Adrian Tennant: Over the past few years, of course, we’ve seen some shifts in media investment. Many CPG brands focus on influencer marketing and community building on social media. Matt, how can Tracksuit help measure the impact of these initiatives on overall brand health?

Matt Herbert: The more that we know about what a brand is trying to do in the investments that they’re making, the deeper the insights to inform a strategy or prove the impact of what that dollar or what that activity is doing. When you speak about brands, it’s no longer necessary around TV or billboards or altitude channels and performance marketing is necessarily Meta or TikTok or Google. Brands and businesses can be built no matter the channel. And so what I think is arguably more important is to look at What is your communication? What is your content? What is the messaging that you’re putting out across your chosen channel to your chosen audience? And how well is that working? And so agnostic around those influences or social media or TV or billboards, being able to overlay that in the Tracksuit and correlate and causate against what is shifting, how well your brand is known, what is shifting the perceptions about your brand. That’s where we’re starting to get to. Now is the actionable insights about no matter what the channel is, what your spend is, what’s the creative, what are you trying to do? Are you trying to build emotional connection? Are you trying to change conceptions around consideration because of the great quality of your products? Or are you trying to drive sales with discounts and promotions and more logical advertising? That can be done on TV, that can also be done on TikTok or Google or YouTube. And being able to see that all in one place is how we’re proving that out and how things support it.

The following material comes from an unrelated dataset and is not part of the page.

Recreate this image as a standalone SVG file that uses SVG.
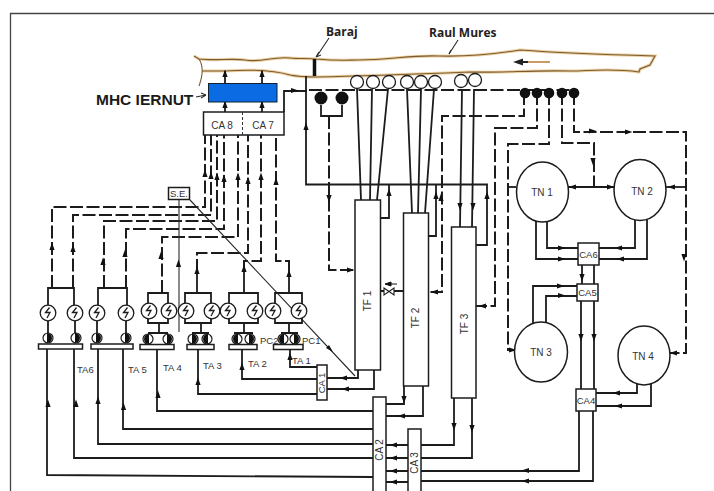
<svg xmlns="http://www.w3.org/2000/svg" xmlns:xlink="http://www.w3.org/1999/xlink" width="714" height="491" viewBox="0 0 714 491">
<style>
.s{fill:none;stroke:#1c1c1c;stroke-width:1.8;stroke-linejoin:miter}
.d{fill:none;stroke:#1c1c1c;stroke-width:2;stroke-dasharray:13 3.5}
.t{fill:none;stroke:#2a2a2a;stroke-width:1.100}
.b{fill:#fff;stroke:#1c1c1c;stroke-width:1.500}
.g{fill:none;stroke:#1c1c1c;stroke-width:1.300}
.rh{fill:none;stroke:#eccf9f;stroke-width:3}
.rl{fill:none;stroke:#7a5c34;stroke-width:1.100}
text{font-family:"Liberation Sans",Arial,sans-serif;fill:#333;font-size:9.5px}
.m{text-anchor:middle}
.h{font-family:"Open Sans","Liberation Sans",sans-serif;font-weight:700;font-size:12px;fill:#222}
.k{font-weight:700;font-size:15.500px;fill:#1a1a1a}
</style>
<defs>
<path id="au" d="M0-5.500L2.600 2H-2.600Z" fill="#111"/>
<path id="ad" d="M0 5.500L2.600-2H-2.600Z" fill="#111"/>
<path id="al" d="M-5.500 0L2-2.600V2.600Z" fill="#111"/>
<path id="ar" d="M5.500 0L-2-2.600V2.600Z" fill="#111"/>
<g id="gen"><circle r="7.800" fill="#fff" stroke="#1c1c1c" stroke-width="1.300"/><path d="M1.500-5.500L-2.500-0.500L2-0.500L-1 5" class="g"/></g>
<g id="pr"><circle r="5" fill="#fff" stroke="#1c1c1c" stroke-width="1.200"/><path d="M-1-5A5 5 0 0 1 -1 5Z" fill="#111"/></g>
<g id="pl"><circle r="5" fill="#fff" stroke="#1c1c1c" stroke-width="1.200"/><path d="M1-5A5 5 0 0 0 1 5Z" fill="#111"/></g>
<circle id="wc" r="6.500" fill="#fff" stroke="#1c1c1c" stroke-width="1.300"/>
<circle id="bc" r="5.300" fill="#111"/>
</defs>

<rect width="714" height="491" fill="#fff"/>
<path d="M10.500 491V13.500H714" fill="none" stroke="#444" stroke-width="1.300"/>

<g id="river">
<path class="rh" d="M194 56L199 59C215 61 232 58 245 60C262 63 272 56 290 58C300 59 308 58 316 59C340 61 348 60 358 60C390 60 410 55 438 56C470 57 495 54 520 50C560 53 620 55 655 56L650 65L640 69L639 72C610 68 590 71 570 71C530 70 505 73 470 72C420 74 370 76 316 77C300 77 295 76 290 75C270 69 240 70 225 71L202 71"/>
<path class="rl" d="M194 56L199 59C215 61 232 58 245 60C262 63 272 56 290 58C300 59 308 58 316 59C340 61 348 60 358 60C390 60 410 55 438 56C470 57 495 54 520 50C560 53 620 55 655 56L650 65L640 69L639 72C610 68 590 71 570 71C530 70 505 73 470 72C420 74 370 76 316 77C300 77 295 76 290 75C270 69 240 70 225 71L202 71"/>
<path class="rl" d="M199 59C203 65 203 75 199 86"/>
<path d="M520 62H550" stroke="#c89a66" stroke-width="2"/>
<path d="M513 62L523 58.500V65.500Z" fill="#222"/>
<path d="M520 62H528" stroke="#222" stroke-width="2"/>
</g>

<g id="connectors">
<path class="t" d="M329 38L317 56M458 40L449 54M196 97L206 95"/>
<path class="t" d="M316 57L319 52M316 57L321 55M449 54L451 50M206 95L201 93M206 95L201 98"/>
<path d="M314.500 59V76" stroke="#111" stroke-width="3.500"/>
<path class="s" d="M225 71V84M262 71V84M225 102V112M262 102V112"/>
<use href="#au" x="225" y="75"/><use href="#au" x="262" y="75"/><use href="#au" x="225" y="106"/><use href="#au" x="262" y="106"/>
<path class="s" d="M284 112V91H307"/><use href="#ar" x="293" y="90.500"/>
<path class="s" d="M306 76V184.500H487V245H476M389 184.500V218H380M436 184.500V236H429"/>
<use href="#au" x="306" y="128"/><use href="#au" x="389" y="194"/><use href="#au" x="436" y="197"/><use href="#au" x="487" y="197"/>
<path class="d" d="M309 90H578"/>
<path class="s" d="M321 105V116H342V105"/>
<path class="d" d="M329 116V270H355"/><use href="#ad" x="329" y="197"/><use href="#ar" x="349" y="270"/>
<path class="s" d="M357 89L361 200M372 89L370 200M388 89L377 200M407 89L412 213M421 89L418 213M434 89L425 213M462 89L460 227M474 89L472 227"/>
<use href="#ad" x="460" y="205"/><use href="#ad" x="473" y="205"/>
<path class="d" d="M524 92V116H442V292H428"/><use href="#au" x="441" y="199"/><use href="#al" x="436" y="292"/>
<path class="d" d="M537 92V128H495V306H476"/><use href="#al" x="484" y="306"/>
<path class="d" d="M549 92V144H508V350H515"/><use href="#ar" x="511" y="350"/>
<path class="d" d="M562 92V143H594V187"/><use href="#ad" x="593" y="160"/>
<path class="s" d="M568 187H615"/><use href="#al" x="574" y="187"/><use href="#ar" x="609" y="187"/>
<path class="s" d="M509 187H516"/>
<path class="d" d="M574 92V132H686V353H670"/><use href="#ar" x="627" y="132"/><use href="#ar" x="591" y="131"/><use href="#ad" x="684" y="256"/><use href="#al" x="675" y="353"/>
<path class="s" d="M686 187H666"/><use href="#al" x="673" y="187"/>
<path class="s" d="M536 220V259H578M547 220V248H578M635 218V248H599M647 218V259H599M582 265V284M594 265V284M533 323V286H577M546 323V296H577M581 301V389M594 301V389M637 384V393H596M651 384V406H596M579 411V471H421M593 411V481H421"/>
<use href="#ar" x="560" y="248"/><use href="#ar" x="560" y="259"/><use href="#al" x="620" y="248"/><use href="#al" x="622" y="259"/><use href="#ad" x="582" y="276"/><use href="#ar" x="559" y="286"/><use href="#ar" x="560" y="295.500"/><use href="#ad" x="581" y="336"/><use href="#ad" x="594" y="336"/><use href="#al" x="618" y="393"/><use href="#al" x="620" y="406"/><use href="#al" x="527" y="470.500"/><use href="#al" x="527" y="481"/>
<path class="s" d="M380 291H384M394 291H403" stroke-width="1.200"/>
<path d="M384 288L394 295V288L384 295Z" fill="#fff" stroke="#1c1c1c" stroke-width="1.100"/>
<path d="M385 284L391 282V286ZM391 284H397" fill="#111" stroke="#111" stroke-width="1"/>
<path class="s" d="M358 370V378H327M374 370V389H327M404 386V404H386M423 386V416H386M454 398V445H421M472 398V458H421"/>
<use href="#al" x="345" y="378"/><use href="#al" x="347" y="389"/><use href="#ad" x="404" y="398"/><use href="#al" x="403" y="416"/><use href="#ad" x="454" y="425"/><use href="#ad" x="472" y="427"/>
<path class="s" d="M386 445H408M386 458H408M386 471H408M386 482H408"/>
<use href="#al" x="395" y="445"/><use href="#al" x="395" y="458"/><use href="#al" x="395" y="471"/><use href="#al" x="395" y="482"/>
<path class="s" d="M317 367H290V350M317 379H242V350M317 394H198V350"/>
<use href="#au" x="290" y="358"/><use href="#au" x="242" y="368"/><use href="#au" x="198" y="383"/>
<path class="s" d="M373 411H157V350M373 429H123V349M373 444H98V349M373 458H74V349M373 477L47 475V349"/>
<use href="#au" x="158" y="396"/><use href="#au" x="123.500" y="408"/><use href="#au" x="98" y="402"/><use href="#au" x="76" y="405"/><use href="#au" x="48" y="405"/>
<path class="d" d="M52 288V207H205V135M73 288V215H211V135M104 288V221H217V135M126 288V229H224V135M162 293V237H238V135M197 272V253H248V135M244 270V261H261V135M289 270V261H276V135"/>
<path class="s" d="M197 293V270M244 293V268M289 293V268"/>
<use href="#au" x="52" y="248"/><use href="#au" x="73" y="250"/><use href="#au" x="103" y="263"/><use href="#au" x="125" y="255"/><use href="#au" x="161" y="257"/><use href="#au" x="197" y="272"/><use href="#au" x="244" y="270"/><use href="#au" x="289" y="275"/>
<use href="#au" x="205" y="175"/><use href="#au" x="211" y="177"/><use href="#au" x="217" y="178"/><use href="#au" x="224" y="180"/><use href="#au" x="238" y="178"/><use href="#au" x="248" y="182"/><use href="#au" x="261" y="178"/><use href="#au" x="276" y="183"/>
</g>

<g id="white-pumps"><use href="#wc" x="357" y="82"/><use href="#wc" x="373" y="82"/><use href="#wc" x="389" y="82"/><use href="#wc" x="407" y="82"/><use href="#wc" x="421" y="82"/><use href="#wc" x="435" y="82"/><use href="#wc" x="461" y="81"/><use href="#wc" x="475" y="80"/></g>
<g id="black-pumps"><use href="#bc" x="525" y="93"/><use href="#bc" x="537" y="93"/><use href="#bc" x="549" y="93"/><use href="#bc" x="562" y="93"/><use href="#bc" x="574" y="93"/><circle cx="321" cy="98" r="6.500" fill="#111"/><circle cx="342" cy="98" r="6.500" fill="#111"/></g>

<g id="mhc"><rect x="208.500" y="83.500" width="68.500" height="18.500" fill="#0a6be2" stroke="#123" stroke-width="1"/><text class="k" x="96" y="105">MHC IERNUT</text></g>
<g id="ca78"><rect class="b" x="203.500" y="112" width="80.500" height="23"/><path d="M242.500 112V135" stroke="#333" stroke-dasharray="3 2"/><text x="222" y="129" class="m" style="font-size:10px">CA 8</text><text x="263" y="129" class="m" style="font-size:10px">CA 7</text></g>
<g id="se"><rect class="b" x="168.500" y="187.500" width="21" height="12"/><text x="179" y="197" class="m">S.E.</text></g>
<g id="se-lines"><path class="t" d="M179 200V332M190 200L355 376"/><use href="#au" x="178.500" y="265"/><path d="M333 352L326 348L329 345Z" fill="#111"/></g>

<g id="tf1"><rect class="b" x="355" y="200" width="25.500" height="170"/><text class="m" transform="translate(371 301) rotate(-90)" style="font-size:10px">TF 1</text></g>
<g id="tf2"><rect class="b" x="403.500" y="213" width="25" height="173"/><text class="m" transform="translate(419 318) rotate(-90)" style="font-size:10px">TF 2</text></g>
<g id="tf3"><rect class="b" x="451.500" y="227" width="24.500" height="171"/><text class="m" transform="translate(468 324) rotate(-90)" style="font-size:10px">TF 3</text></g>

<g id="tn1"><ellipse class="b" cx="542.500" cy="192" rx="26" ry="30"/><text class="m" x="542" y="196" style="font-size:10px">TN 1</text></g>
<g id="tn2"><ellipse class="b" cx="640" cy="190" rx="26" ry="30.500"/><text class="m" x="642" y="195" style="font-size:10px">TN 2</text></g>
<g id="tn3"><ellipse class="b" cx="541" cy="352" rx="26.500" ry="30"/><text class="m" x="541" y="356" style="font-size:10px">TN 3</text></g>
<g id="tn4"><ellipse class="b" cx="644" cy="355.500" rx="26" ry="29.500"/><text class="m" x="643" y="360" style="font-size:10px">TN 4</text></g>
<g id="ca6"><rect class="b" x="578" y="243" width="21" height="22"/><text class="m" x="588.500" y="258">CA6</text></g>
<g id="ca5"><rect class="b" x="577" y="284" width="21" height="17"/><text class="m" x="587.500" y="296">CA5</text></g>
<g id="ca4"><rect class="b" x="576" y="389" width="20" height="22"/><text class="m" x="586" y="404">CA4</text></g>
<g id="ca1"><rect class="b" x="317" y="365" width="10" height="35"/><text class="m" transform="translate(325 383) rotate(-90)">CA 1</text></g>
<g id="ca2"><rect class="b" x="373" y="397" width="13" height="95"/><text class="m" transform="translate(383 450) rotate(-90)" style="font-size:10px">CA 2</text></g>
<g id="ca3"><rect class="b" x="408" y="429" width="13" height="63"/><text class="m" transform="translate(418 463) rotate(-90)" style="font-size:10px">CA 3</text></g>

<g id="ta6"><path class="s" d="M48 305V288H74V305M48 321V333M75 321V333"/><use href="#gen" x="48" y="313"/><use href="#gen" x="75" y="313"/><use href="#pr" x="48" y="338"/><use href="#pr" x="76" y="338"/><rect class="b" x="38.500" y="344" width="44" height="5"/><text x="77" y="373">TA6</text></g>
<g id="ta5"><path class="s" d="M98 305V288H127V305M97 321V333M126 321V333"/><use href="#gen" x="97" y="313"/><use href="#gen" x="126" y="313"/><use href="#pr" x="97" y="338"/><use href="#pr" x="126" y="338"/><rect class="b" x="91" y="344" width="42" height="5"/><text x="128" y="373">TA 5</text></g>
<g id="ta4"><path class="s" d="M148 293H168V323H148ZM159 323V333M148 333H168"/><use href="#gen" x="149" y="311"/><use href="#gen" x="169" y="311"/><use href="#pl" x="148" y="339"/><use href="#pr" x="168" y="339"/><rect class="b" x="140" y="344.500" width="34" height="5"/><text x="163" y="371">TA 4</text></g>
<g id="ta3"><path class="s" d="M185 293H211V323H185ZM201 323V333M192 333H209"/><use href="#gen" x="186" y="311"/><use href="#gen" x="212" y="311"/><use href="#pr" x="193" y="339"/><use href="#pl" x="207" y="339"/><rect class="b" x="187" y="344.500" width="27" height="5"/><text x="203" y="369">TA 3</text></g>
<g id="ta2"><path class="s" d="M229 293H258V323H229ZM244 323V333M234 333H253"/><use href="#gen" x="228" y="311"/><use href="#gen" x="255" y="311"/><use href="#pl" x="237" y="339"/><use href="#pr" x="250" y="339"/><rect class="b" x="229" y="344.500" width="28" height="5"/><text x="248" y="367">TA 2</text></g>
<g id="ta1"><path class="s" d="M275 293H302V323H275ZM289 323V333M281 333H298"/><use href="#gen" x="273" y="311"/><use href="#gen" x="299" y="311"/><use href="#pl" x="283" y="339"/><use href="#pr" x="295" y="339"/><rect class="b" x="273.500" y="344.500" width="29.500" height="5"/><text x="292" y="364">TA 1</text><text x="260" y="344">PC2</text><text x="302" y="344">PC1</text></g>
<g id="labels"><text class="h" x="326" y="36">Baraj</text><text class="h" x="429" y="37">Raul Mures</text></g>
</svg>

Adrian Tennant: So far, I think we’ve framed up pretty well brand awareness to drive mental availability. Let’s turn now to physical availability. So for brands selling through multiple online and offline channels, how can Tracksuit help them understand the relationship between different touch points and the overall impact on brand perception?

 

Matt Herbert: Skincare brands in the US to exactly to this point of the mental availability and the physical availability. Now their awareness in the skincare category was near a market leader. So awareness was not the issue for this brand. So mental availability was fine. What we saw coming through in the responses from consumers and targeted consumers was potential customers were struggling to actually find or get access to this brand. And so this then looks at, we’ve got a distribution or omnichannel conversations with retailers and category managers to say, people are wanting us, people are trying to find us, but they can’t find us. So people know about us, mental availability is fine, but we can see here in the data that our brand is not. physically as available or accessible as what our customer base is wanting. And so to that point, mental availability, physical availability, both of those are really important and understanding, do you have both of them or is there actually a gap? You may have great mental availability and physical availability on the East Coast, but you’re starting to grow real traction on the West Coast. Or in San Diego, for example, great. Is there an opportunity to actually focus on your distribution and capture that new set of customers who are really after you? So again, something that we absolutely buy in and showcase and surface those insights on an ongoing basis. Again, another great job to be done.

Adrian Tennant: As challenger brands expand into new markets or launch new products, what are the most important metrics they should focus on to ensure a successful launch?

Matt Herbert: Launching scale businesses for those new product, for the new market, looking at that baseline. Where are you launching? Why are you launching? How are you launching? What’s going to make your brand or business differentiated to what’s already there? And so getting a lay of the land, a baseline understanding of how big’s the market and who’s playing in that market. And so before we had even launched, absolutely value in looking at the category, the regions, the particular demographics that you need to be really strong. Who is the customer? Who is the future customer? What type of customer do you want to go around? What perceptions or positioning are the competitor brands already owning? What’s the opportunity to launch in the right way strategically to land and expand? The category understanding, the market orientation, if you will, or a market understanding around the category, competitors, the positioning, and also looking at those category drivers. What’s really important to potential customers in the area that you’re looking to launch? Is your brand strategy aligned with what customers care about? You might have a big focus on sustainability, but the biggest driver is around trust, around range of products, or around price. And so how do you effectively set the right strategy based on the market, the competitors, what customers are after, and tell me you need to launch in with a differentiated offering brand in business.

 

Adrian Tennant: For listeners who may have been put off by the cost or complexity of brand tracking in the past, Matt, what would you say to encourage them to give it another look?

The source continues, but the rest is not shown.